Both the Age Discrimination in Employment Act (ADEA) and the New Jersey Law Against Discrimination (LAD) ban employment discrimination on the basis of age, although the ADEA limits the protected class to those forty and older


Law Lessons from Venegas v. Cosmetic Essence LLC, App. Div., No. A-4634-13T1, February 13, 2015:

In order to prove a discriminatory discharge claim by indirect evidence under the familiar burden-shifting analysis of McDonnell Douglas Corp. v. Green 411 U.S. 792, 802, 93 S. Ct. 1817, 1824, 36 L. Ed. 2d 668, 677 (1973), a plaintiff’s prima facie case consists generally of demonstrating:

(1) he is in the protected group;
(2) he was performing his job at the time of the discharge;
(3) he nevertheless was fired; and
(4) the employer sought someone to perform the same work after he left.

Zive v. Stanley Roberts, Inc., 182 N.J. 436, 450, 454 (2005).

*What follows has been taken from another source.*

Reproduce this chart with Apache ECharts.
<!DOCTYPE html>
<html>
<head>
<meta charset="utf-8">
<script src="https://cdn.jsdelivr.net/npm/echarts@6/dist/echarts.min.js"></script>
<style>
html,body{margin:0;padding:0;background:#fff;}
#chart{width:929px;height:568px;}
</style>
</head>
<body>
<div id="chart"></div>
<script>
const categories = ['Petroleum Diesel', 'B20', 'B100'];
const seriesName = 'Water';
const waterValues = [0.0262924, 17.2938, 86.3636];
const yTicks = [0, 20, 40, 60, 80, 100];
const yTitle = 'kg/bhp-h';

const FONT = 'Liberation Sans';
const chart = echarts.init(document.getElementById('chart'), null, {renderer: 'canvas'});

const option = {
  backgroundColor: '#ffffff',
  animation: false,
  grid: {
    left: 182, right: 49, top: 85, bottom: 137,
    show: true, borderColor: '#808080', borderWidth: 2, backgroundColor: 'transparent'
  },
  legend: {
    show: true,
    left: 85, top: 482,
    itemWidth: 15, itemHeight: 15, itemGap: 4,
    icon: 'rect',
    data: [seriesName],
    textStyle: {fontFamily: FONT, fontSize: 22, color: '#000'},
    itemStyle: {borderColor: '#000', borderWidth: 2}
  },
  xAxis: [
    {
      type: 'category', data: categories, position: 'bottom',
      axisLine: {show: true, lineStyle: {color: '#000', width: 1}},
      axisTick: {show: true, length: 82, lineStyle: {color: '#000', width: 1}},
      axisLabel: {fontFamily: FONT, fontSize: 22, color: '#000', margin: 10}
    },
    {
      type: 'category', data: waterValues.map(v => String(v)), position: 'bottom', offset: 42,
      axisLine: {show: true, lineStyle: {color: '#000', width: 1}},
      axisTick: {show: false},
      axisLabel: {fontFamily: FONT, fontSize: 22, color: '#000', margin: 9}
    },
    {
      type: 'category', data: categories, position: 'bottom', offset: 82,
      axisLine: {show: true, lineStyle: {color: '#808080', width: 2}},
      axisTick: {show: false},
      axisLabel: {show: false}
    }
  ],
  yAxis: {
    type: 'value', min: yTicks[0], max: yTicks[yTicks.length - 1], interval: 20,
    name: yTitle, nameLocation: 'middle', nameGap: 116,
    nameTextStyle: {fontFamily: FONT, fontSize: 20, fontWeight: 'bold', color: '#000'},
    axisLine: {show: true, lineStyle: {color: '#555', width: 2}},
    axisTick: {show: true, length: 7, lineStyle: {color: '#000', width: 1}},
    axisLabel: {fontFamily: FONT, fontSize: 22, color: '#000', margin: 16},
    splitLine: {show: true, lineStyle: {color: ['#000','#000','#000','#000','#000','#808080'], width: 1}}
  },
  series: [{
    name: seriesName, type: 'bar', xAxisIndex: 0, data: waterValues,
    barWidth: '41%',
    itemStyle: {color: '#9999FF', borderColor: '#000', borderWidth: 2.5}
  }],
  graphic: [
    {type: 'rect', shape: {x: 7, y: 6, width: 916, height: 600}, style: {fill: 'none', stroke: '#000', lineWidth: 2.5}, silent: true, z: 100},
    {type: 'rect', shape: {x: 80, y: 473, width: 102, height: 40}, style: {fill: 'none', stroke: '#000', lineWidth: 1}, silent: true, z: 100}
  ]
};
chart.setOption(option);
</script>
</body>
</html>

Once plaintiff establishes his prima facie case, the burden of production shifts to the employer to articulate a legitimate, non-discriminatory reason for the discharge. Id. at 449. If the employer does so, thus overcoming the presumption of discrimination, the burden shifts back to plaintiff to prove that the employer’s proffered reason for the termination was merely a pretext for discrimination. Bergen Commercial Bank v. Sisler, 157 N.J. 188, 211 (1999). “Although the burden of production shifts throughout the process, the employee at all phases retains the burden of proof that the adverse employment action was caused by purposeful or intentional discrimination.” Ibid.

There is no single prima facie case for all the varied types of employment discrimination claims. Although generally similar, the elements vary depending on the type of claim alleged. Victor v. State, 203 N.J. 383, 408-09 (2010). In an age case, the fourth element has generated the most controversy.

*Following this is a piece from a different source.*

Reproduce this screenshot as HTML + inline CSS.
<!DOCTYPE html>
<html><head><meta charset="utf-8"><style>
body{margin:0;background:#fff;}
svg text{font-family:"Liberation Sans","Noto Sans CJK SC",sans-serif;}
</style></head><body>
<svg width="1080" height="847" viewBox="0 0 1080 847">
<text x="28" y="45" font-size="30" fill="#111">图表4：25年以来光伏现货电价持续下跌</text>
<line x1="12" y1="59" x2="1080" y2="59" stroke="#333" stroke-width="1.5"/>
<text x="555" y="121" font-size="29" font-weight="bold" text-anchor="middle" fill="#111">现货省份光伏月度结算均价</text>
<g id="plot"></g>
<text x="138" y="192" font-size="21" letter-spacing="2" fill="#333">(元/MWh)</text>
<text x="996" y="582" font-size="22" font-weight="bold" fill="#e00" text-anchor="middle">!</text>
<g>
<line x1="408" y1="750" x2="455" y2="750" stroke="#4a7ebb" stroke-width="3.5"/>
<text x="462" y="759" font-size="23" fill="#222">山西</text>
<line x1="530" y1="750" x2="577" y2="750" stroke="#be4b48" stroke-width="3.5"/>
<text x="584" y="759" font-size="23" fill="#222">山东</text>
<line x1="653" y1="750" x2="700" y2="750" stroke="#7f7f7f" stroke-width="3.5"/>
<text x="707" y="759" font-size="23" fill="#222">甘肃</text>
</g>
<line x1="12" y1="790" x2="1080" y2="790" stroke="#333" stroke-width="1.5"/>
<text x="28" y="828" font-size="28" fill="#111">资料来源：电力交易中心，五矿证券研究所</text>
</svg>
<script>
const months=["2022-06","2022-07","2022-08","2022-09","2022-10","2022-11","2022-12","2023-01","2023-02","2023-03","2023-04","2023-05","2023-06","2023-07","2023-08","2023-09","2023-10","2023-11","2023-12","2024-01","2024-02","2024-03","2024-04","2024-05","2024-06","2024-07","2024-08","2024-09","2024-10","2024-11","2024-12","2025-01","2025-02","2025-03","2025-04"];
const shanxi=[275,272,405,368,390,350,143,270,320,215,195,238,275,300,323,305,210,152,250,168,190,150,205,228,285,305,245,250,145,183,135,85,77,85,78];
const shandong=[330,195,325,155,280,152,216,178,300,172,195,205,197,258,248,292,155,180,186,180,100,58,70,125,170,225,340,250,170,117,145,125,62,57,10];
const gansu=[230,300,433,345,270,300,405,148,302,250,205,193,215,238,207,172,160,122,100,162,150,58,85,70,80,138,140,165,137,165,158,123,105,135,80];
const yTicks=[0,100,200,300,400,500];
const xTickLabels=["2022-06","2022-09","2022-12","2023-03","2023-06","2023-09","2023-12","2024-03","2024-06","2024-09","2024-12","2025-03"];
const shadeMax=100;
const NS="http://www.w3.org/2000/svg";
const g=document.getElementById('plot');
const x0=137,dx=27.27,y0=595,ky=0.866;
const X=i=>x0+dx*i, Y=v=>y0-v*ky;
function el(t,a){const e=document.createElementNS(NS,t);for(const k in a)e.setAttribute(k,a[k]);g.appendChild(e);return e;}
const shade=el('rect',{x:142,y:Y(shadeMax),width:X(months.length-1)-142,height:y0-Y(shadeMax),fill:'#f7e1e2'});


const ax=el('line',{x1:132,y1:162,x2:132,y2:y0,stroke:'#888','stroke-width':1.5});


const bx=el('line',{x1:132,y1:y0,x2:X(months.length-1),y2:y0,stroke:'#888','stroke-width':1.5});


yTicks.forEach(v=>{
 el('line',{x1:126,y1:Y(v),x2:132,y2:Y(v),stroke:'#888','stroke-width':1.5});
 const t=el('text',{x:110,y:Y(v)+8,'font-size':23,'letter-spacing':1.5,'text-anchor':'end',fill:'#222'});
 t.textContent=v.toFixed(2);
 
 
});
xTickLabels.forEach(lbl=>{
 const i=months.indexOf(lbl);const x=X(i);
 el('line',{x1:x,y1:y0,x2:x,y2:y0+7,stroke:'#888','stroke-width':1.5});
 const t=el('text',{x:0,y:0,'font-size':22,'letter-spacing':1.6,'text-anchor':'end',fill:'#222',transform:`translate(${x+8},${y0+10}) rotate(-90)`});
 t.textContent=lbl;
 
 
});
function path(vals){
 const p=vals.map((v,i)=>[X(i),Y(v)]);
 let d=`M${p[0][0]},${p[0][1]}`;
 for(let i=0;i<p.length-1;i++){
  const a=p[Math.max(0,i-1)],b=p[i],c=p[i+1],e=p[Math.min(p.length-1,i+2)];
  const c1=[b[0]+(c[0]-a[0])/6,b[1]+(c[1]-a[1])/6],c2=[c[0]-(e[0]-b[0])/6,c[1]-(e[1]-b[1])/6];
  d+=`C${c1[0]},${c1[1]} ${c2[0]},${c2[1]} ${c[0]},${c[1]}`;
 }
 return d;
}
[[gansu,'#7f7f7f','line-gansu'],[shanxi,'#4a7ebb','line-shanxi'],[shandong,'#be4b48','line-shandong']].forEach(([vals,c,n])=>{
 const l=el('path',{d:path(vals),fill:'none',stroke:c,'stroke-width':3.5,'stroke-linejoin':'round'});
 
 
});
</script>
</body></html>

Both the Age Discrimination in Employment Act (ADEA), 29 U.S.C.A. § 623(a) and § 631(a), and the New Jersey Law Against Discrimination (LAD), N.J.S.A. 10:5-1 to-49, ban employment discrimination on the basis of age, although the ADEA limits the protected class to those forty and older. Sisler, supra, 157 N.J. at 215. The United States Supreme Court has explained, however, that because the ADEA bans discrimination on the basis of age, and not discrimination against those forty and older, “there can be no greater inference of age discrimination (as opposed to `40 or over’ discrimination) when a 40-year-old is replaced by a 39-year-old than when a 56-year-old is replaced by a 40-year-old.” O’Connor v. Consolidated Coin Caterers Corp., 517 U.S. 308, 312, 116 S. Ct. 1307, 1310, 134 L. Ed. 2d 433, 438 (1996). Accordingly, the Court has held that “[b]ecause it lacks probative value, the fact that an ADEA plaintiff was replaced by someone outside the protected class is not a proper element of the McDonnell Douglas prima facie case.” Ibid.

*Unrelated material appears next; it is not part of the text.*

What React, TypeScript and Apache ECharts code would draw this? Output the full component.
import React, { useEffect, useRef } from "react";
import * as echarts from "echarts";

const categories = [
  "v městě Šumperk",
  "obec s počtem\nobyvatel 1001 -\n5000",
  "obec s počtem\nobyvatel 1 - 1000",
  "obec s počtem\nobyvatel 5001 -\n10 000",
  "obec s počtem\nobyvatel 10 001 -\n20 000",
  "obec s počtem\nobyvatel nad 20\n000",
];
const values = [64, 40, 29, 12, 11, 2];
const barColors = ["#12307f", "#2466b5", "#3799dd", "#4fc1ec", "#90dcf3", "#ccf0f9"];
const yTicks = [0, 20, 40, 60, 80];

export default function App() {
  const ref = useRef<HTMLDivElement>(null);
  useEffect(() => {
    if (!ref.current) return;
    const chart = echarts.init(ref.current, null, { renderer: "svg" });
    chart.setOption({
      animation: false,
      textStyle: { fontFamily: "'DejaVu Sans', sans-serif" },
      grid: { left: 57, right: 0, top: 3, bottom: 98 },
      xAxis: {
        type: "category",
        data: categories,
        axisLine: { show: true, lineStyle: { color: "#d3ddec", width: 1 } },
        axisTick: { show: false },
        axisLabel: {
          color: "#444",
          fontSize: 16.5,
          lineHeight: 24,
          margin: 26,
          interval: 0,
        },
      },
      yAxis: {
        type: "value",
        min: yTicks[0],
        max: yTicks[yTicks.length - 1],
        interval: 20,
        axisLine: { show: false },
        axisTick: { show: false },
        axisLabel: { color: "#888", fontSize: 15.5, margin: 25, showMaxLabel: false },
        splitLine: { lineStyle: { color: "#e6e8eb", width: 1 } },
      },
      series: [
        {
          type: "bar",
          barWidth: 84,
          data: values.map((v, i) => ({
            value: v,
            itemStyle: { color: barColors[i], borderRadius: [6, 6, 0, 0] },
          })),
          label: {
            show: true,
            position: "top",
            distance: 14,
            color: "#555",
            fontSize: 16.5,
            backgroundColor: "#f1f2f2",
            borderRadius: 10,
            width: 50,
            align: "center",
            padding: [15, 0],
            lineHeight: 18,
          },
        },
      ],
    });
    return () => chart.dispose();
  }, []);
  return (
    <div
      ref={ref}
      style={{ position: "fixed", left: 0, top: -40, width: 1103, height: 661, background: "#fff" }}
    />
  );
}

Our Supreme Court quoted that language with approval in noting that “[t]he fourth element of a prima facie case in an age-discrimination case properly focuses not on whether the replacement is a member of the protected class but on `whether the plaintiff has established a logical reason to believe that the decision rests on a legally forbidden ground.'” Sisler, supra, 157 N.J. at 213 (quoting Murphy v. Milwaukee Area Technical College, 976 F. Supp. 1212, 1217 (E.D. Wis. 1997)). The Sisler Court concluded, “[t]hus, under the LAD, which specifies no qualifying age, courts have modified the fourth element to require a showing that the plaintiff was replaced with `a candidate sufficiently younger to permit an inference of age discrimination.'” Ibid. (quoting Kelly v. Bally’s Grand, Inc., 285 N.J. Super. 422, 429 (App. Div. 1995)).

In a reduction in force case, a plaintiff who failed to establish that the company retained a sufficiently younger worker in the same position as plaintiff failed to establish the fourth element of his prima facie case. See McDevitt v. Bill Good Builders, Inc., 175 N.J. 519, 523, 526 (2003). Although we have held in a discharge case that a plaintiff unable to show that he was replaced by a sufficiently younger worker could still establish the fourth element of his prima facie case, see, e.g., Reynolds v. Palnut Co., 330 N.J. Super. 162, 168 (App. Div. 2000), that is only possible where the prima facie case otherwise creates an inference of age discrimination. Ibid.; see also Petrusky v. Maxfli Dunlop Sports Corp., 342 N.J. Super. 77, 82 (App. Div.) (explaining “[t]he focal question is not necessarily how old or young the claimant or his replacement was, but rather whether the claimant’s age, in any significant way, `made a difference’ in the treatment he was accorded by his employer”), certif. denied, 170 N.J. 388 (2001).